Negative weight edges

Question

Full question: Argue that if all edge weights of a graph are positive, then any subset of edges that connects all vertices and has minimum total weight must be a tree. Give an example to show that the same conclusion does not follow if we allow some weights to be nonpositive.

My answer: Since the edges connects all vertices, it must be a tree. In a graph, you can remove one of the edges and still connect all the vertices. Also, negative edges can be allowed in a graph (e.g. Prim and Kruskal's algorithms).

Please let me know if there's a definite answer to this and explain to me how you got the conclusion. I'm a little bit lost with this question.

Answer 1

With non-negative weights, adding an edge to traverse from one node to another always results in the weight increasing, so for minimum weight you always avoid that.

If you allow negative weights, adding an edge may result in reducing the weight. If you have a cycle with negative weight overall, minimum weight demands that you stay in that cycle infinitely (leading to infinitely negative weight for the path overall).

Answer 2

First off, a tree is a type of graph. So " In a graph, you can remove one of the edges and still connect all the vertices" isn't true. A tree is a graph without cycles - i.e., with only one path between any two nodes.

Negatives weights in general can exist in either a tree or a graph.

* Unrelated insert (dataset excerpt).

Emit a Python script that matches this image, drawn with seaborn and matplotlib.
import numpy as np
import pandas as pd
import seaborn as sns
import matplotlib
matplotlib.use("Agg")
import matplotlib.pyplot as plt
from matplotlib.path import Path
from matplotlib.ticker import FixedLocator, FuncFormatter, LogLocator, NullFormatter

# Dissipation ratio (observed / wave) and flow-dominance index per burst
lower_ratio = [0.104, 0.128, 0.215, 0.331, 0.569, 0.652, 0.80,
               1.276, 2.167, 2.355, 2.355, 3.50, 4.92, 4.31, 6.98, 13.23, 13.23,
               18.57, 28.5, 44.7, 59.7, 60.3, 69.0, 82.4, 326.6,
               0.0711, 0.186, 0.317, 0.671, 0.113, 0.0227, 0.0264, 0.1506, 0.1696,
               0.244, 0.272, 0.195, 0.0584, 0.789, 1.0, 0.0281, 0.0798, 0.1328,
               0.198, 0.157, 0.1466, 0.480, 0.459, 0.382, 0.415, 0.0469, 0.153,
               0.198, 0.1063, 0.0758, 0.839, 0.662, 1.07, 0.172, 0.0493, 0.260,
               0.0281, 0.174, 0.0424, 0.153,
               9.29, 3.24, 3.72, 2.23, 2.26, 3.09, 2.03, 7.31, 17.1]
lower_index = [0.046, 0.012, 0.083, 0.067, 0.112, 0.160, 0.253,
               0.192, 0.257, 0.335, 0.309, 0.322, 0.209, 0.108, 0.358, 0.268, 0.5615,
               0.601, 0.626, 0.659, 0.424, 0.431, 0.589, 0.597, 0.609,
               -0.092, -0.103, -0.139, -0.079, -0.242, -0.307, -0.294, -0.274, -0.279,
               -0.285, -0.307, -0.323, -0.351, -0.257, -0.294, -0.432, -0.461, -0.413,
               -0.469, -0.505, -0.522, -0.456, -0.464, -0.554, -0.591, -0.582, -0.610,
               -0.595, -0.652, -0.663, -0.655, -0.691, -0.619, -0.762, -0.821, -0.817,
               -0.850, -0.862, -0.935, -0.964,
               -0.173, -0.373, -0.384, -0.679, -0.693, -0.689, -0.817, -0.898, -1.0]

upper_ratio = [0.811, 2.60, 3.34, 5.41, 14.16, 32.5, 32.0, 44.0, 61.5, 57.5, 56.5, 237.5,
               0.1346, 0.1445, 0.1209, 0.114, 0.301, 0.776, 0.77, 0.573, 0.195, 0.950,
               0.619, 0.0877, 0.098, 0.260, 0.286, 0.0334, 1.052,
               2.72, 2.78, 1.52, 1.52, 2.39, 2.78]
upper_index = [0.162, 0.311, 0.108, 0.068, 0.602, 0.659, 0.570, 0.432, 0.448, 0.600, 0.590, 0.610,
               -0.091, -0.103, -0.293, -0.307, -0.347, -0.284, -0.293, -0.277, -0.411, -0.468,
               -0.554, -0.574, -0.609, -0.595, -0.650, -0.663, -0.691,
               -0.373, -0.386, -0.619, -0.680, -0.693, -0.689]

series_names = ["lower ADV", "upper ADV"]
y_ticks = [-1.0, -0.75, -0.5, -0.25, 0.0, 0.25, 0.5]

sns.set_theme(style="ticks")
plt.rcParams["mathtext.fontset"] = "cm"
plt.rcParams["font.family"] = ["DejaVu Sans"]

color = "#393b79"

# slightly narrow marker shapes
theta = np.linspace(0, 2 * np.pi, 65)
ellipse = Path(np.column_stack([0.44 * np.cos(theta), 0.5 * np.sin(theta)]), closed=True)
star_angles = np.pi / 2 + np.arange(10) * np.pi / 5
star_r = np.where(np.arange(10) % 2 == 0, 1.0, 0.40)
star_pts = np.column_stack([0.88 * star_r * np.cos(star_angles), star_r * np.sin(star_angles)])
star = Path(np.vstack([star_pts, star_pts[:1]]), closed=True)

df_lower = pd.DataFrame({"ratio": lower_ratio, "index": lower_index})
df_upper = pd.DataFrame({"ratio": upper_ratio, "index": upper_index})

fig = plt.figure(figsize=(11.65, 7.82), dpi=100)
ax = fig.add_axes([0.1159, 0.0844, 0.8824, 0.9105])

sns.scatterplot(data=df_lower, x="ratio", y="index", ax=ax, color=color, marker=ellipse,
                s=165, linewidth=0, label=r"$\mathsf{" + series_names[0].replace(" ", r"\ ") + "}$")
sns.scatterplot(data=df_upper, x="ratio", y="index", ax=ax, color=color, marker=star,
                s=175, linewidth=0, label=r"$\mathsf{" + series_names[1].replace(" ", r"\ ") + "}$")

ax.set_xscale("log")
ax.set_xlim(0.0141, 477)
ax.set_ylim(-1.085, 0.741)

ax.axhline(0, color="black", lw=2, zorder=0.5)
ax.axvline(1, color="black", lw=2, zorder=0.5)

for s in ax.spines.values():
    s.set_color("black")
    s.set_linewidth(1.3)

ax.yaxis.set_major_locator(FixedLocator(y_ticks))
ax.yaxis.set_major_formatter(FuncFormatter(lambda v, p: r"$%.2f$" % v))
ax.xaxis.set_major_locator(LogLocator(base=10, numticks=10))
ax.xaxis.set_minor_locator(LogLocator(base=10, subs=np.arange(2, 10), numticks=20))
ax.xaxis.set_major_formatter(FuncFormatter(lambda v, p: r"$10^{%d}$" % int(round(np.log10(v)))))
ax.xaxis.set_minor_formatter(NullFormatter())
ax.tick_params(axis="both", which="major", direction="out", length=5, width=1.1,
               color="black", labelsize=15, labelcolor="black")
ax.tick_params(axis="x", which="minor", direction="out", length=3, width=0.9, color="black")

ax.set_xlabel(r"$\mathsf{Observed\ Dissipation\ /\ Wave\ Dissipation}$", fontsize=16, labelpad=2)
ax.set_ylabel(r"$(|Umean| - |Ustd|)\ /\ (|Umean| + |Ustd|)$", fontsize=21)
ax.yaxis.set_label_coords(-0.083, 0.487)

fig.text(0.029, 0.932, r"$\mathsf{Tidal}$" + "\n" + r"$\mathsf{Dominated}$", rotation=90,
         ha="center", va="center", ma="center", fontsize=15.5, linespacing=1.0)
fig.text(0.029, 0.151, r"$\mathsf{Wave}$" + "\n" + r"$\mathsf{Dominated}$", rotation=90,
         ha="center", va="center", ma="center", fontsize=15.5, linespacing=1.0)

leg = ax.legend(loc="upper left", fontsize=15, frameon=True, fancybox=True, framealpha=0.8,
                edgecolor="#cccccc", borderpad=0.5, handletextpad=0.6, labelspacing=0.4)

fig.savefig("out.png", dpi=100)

The way to approach this problem is to show that if you have a graph that connects all components, but is NOT a tree, then it is also not of minimum weight (i.e., there is some other graph that does the same thing, with a lower total weight.) This conclusion is only true if the graph contains only positive edges, so you should also provide a counterexample - a graph which is NOT a tree, which IS of minimum weight, and which IS fully connected.